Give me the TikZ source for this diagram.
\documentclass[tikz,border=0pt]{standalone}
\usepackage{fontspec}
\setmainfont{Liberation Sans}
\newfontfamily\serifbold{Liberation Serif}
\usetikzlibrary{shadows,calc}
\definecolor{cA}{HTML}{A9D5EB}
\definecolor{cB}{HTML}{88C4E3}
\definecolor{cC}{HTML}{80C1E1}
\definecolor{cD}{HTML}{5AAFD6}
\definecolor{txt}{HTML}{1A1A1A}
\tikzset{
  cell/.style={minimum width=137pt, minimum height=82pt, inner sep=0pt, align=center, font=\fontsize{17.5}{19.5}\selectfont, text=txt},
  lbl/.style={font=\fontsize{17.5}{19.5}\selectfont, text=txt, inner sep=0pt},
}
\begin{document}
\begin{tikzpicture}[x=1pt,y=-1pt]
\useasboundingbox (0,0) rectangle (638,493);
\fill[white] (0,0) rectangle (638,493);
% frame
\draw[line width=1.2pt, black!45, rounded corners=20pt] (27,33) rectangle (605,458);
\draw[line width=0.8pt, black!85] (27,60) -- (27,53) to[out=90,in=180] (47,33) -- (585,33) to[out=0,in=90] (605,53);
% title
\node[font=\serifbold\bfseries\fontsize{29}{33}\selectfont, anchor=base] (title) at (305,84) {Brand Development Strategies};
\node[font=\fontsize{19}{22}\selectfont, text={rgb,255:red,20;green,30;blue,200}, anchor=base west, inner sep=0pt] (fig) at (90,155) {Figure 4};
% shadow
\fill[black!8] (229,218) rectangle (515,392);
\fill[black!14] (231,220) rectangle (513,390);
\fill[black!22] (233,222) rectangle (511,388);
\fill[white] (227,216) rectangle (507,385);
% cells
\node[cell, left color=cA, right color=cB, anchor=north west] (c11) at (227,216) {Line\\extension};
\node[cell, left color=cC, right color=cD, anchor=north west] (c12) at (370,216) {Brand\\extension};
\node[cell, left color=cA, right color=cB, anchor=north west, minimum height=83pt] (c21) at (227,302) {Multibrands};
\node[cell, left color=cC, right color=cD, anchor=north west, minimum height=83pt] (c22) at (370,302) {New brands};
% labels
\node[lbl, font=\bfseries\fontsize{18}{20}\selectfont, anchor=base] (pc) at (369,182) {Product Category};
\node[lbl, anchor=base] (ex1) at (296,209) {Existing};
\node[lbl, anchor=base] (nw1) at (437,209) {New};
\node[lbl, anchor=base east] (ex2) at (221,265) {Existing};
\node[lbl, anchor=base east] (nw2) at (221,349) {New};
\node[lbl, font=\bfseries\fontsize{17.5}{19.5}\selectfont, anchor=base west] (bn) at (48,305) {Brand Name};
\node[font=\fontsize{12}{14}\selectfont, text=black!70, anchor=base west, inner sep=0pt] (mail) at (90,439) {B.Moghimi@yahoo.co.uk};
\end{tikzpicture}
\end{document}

* * *

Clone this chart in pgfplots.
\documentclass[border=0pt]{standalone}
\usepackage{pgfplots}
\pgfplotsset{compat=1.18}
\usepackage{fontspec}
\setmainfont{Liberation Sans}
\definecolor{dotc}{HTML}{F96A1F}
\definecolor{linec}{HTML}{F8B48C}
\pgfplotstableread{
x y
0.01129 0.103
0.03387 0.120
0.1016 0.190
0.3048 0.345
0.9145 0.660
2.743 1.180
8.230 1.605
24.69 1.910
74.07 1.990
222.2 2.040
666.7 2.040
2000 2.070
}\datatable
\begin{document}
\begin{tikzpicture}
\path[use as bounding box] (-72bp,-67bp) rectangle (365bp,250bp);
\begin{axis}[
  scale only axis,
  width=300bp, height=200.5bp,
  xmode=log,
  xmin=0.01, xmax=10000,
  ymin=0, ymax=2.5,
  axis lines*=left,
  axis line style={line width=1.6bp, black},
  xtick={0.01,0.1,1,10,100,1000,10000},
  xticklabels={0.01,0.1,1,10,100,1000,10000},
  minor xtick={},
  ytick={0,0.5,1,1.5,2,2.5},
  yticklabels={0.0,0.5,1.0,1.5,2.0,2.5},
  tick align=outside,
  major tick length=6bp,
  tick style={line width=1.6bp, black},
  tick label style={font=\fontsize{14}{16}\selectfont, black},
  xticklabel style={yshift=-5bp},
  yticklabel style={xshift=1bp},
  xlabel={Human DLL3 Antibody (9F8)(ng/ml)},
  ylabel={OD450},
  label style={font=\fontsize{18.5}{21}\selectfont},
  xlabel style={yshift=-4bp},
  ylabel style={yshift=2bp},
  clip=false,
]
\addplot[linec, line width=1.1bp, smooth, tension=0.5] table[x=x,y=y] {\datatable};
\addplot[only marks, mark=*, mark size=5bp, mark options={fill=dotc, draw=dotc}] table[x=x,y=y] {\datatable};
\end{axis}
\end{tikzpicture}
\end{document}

...

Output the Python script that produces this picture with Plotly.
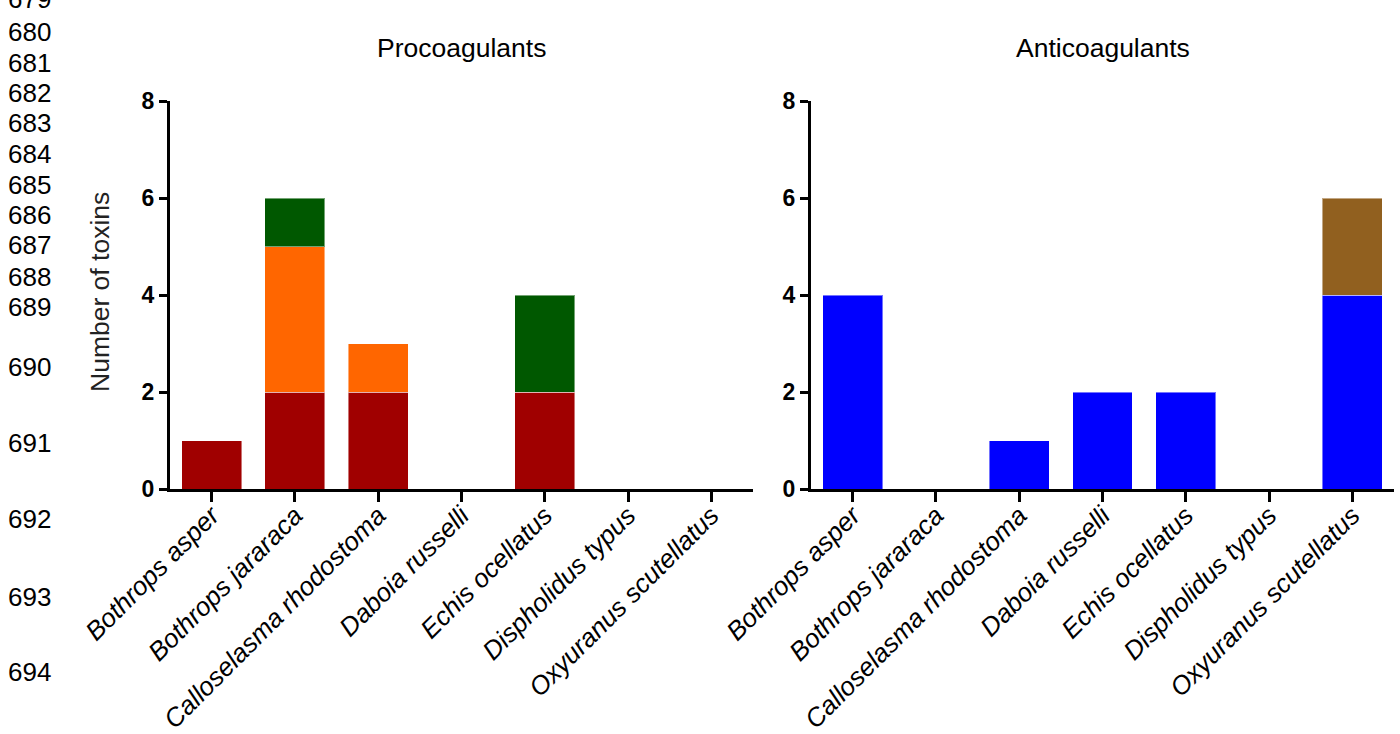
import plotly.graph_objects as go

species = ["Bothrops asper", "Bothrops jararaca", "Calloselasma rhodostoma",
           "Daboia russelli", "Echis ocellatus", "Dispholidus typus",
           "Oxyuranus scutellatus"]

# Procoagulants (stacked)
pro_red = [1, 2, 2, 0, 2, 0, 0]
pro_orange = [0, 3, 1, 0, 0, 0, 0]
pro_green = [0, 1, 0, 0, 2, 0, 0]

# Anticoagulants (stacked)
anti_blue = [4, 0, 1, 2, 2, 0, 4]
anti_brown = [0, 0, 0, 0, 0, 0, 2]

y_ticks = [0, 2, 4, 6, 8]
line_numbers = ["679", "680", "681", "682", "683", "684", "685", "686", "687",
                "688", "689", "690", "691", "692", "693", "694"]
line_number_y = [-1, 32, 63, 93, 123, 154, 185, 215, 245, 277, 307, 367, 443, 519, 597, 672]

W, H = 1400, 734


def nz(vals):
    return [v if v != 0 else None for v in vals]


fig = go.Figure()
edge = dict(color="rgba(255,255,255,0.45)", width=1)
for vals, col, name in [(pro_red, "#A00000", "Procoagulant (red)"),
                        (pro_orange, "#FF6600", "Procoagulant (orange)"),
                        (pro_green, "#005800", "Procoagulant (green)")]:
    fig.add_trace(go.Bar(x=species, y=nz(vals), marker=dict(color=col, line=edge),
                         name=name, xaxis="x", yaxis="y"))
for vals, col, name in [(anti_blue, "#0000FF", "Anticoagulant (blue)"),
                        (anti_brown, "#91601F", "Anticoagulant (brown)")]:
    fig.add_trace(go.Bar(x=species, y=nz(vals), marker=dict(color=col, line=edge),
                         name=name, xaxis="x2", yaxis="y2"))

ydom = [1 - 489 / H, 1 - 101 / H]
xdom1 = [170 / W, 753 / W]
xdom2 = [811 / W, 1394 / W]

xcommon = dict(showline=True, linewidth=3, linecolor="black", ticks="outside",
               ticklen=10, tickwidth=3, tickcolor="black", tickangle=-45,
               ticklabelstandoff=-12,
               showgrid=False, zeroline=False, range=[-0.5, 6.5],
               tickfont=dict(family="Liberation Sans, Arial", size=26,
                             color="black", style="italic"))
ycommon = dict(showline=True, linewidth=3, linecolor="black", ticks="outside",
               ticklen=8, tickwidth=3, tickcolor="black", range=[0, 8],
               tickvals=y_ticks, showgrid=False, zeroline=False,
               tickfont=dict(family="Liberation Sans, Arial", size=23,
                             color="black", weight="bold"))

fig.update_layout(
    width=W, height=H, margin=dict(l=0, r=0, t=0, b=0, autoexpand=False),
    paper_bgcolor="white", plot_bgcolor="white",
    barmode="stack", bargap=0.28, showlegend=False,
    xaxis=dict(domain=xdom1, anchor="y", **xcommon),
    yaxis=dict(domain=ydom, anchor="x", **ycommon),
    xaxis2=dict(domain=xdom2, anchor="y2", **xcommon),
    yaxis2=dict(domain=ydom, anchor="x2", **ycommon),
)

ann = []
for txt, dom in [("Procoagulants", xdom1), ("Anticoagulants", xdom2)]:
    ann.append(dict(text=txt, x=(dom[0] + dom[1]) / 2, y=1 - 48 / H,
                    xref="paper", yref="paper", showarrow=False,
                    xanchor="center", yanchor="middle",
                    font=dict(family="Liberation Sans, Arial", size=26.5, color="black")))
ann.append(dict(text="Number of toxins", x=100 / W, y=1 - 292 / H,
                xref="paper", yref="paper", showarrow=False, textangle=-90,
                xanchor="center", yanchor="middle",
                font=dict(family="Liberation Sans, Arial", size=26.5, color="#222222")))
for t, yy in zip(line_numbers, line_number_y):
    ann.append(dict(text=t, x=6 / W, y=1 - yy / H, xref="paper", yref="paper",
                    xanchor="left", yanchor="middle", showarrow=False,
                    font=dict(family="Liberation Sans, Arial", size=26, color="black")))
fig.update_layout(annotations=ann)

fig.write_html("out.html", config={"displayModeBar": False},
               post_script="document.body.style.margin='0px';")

**Short problem:** Give back exactly the lines from the one containing "Output the Python" to the one containing "return [v if", both included, and no pictures.

**Answer to the problem:**
Output the Python script that produces this picture with Plotly.
import plotly.graph_objects as go

species = ["Bothrops asper", "Bothrops jararaca", "Calloselasma rhodostoma",
           "Daboia russelli", "Echis ocellatus", "Dispholidus typus",
           "Oxyuranus scutellatus"]

# Procoagulants (stacked)
pro_red = [1, 2, 2, 0, 2, 0, 0]
pro_orange = [0, 3, 1, 0, 0, 0, 0]
pro_green = [0, 1, 0, 0, 2, 0, 0]

# Anticoagulants (stacked)
anti_blue = [4, 0, 1, 2, 2, 0, 4]
anti_brown = [0, 0, 0, 0, 0, 0, 2]

y_ticks = [0, 2, 4, 6, 8]
line_numbers = ["679", "680", "681", "682", "683", "684", "685", "686", "687",
                "688", "689", "690", "691", "692", "693", "694"]
line_number_y = [-1, 32, 63, 93, 123, 154, 185, 215, 245, 277, 307, 367, 443, 519, 597, 672]

W, H = 1400, 734


def nz(vals):
    return [v if v != 0 else None for v in vals]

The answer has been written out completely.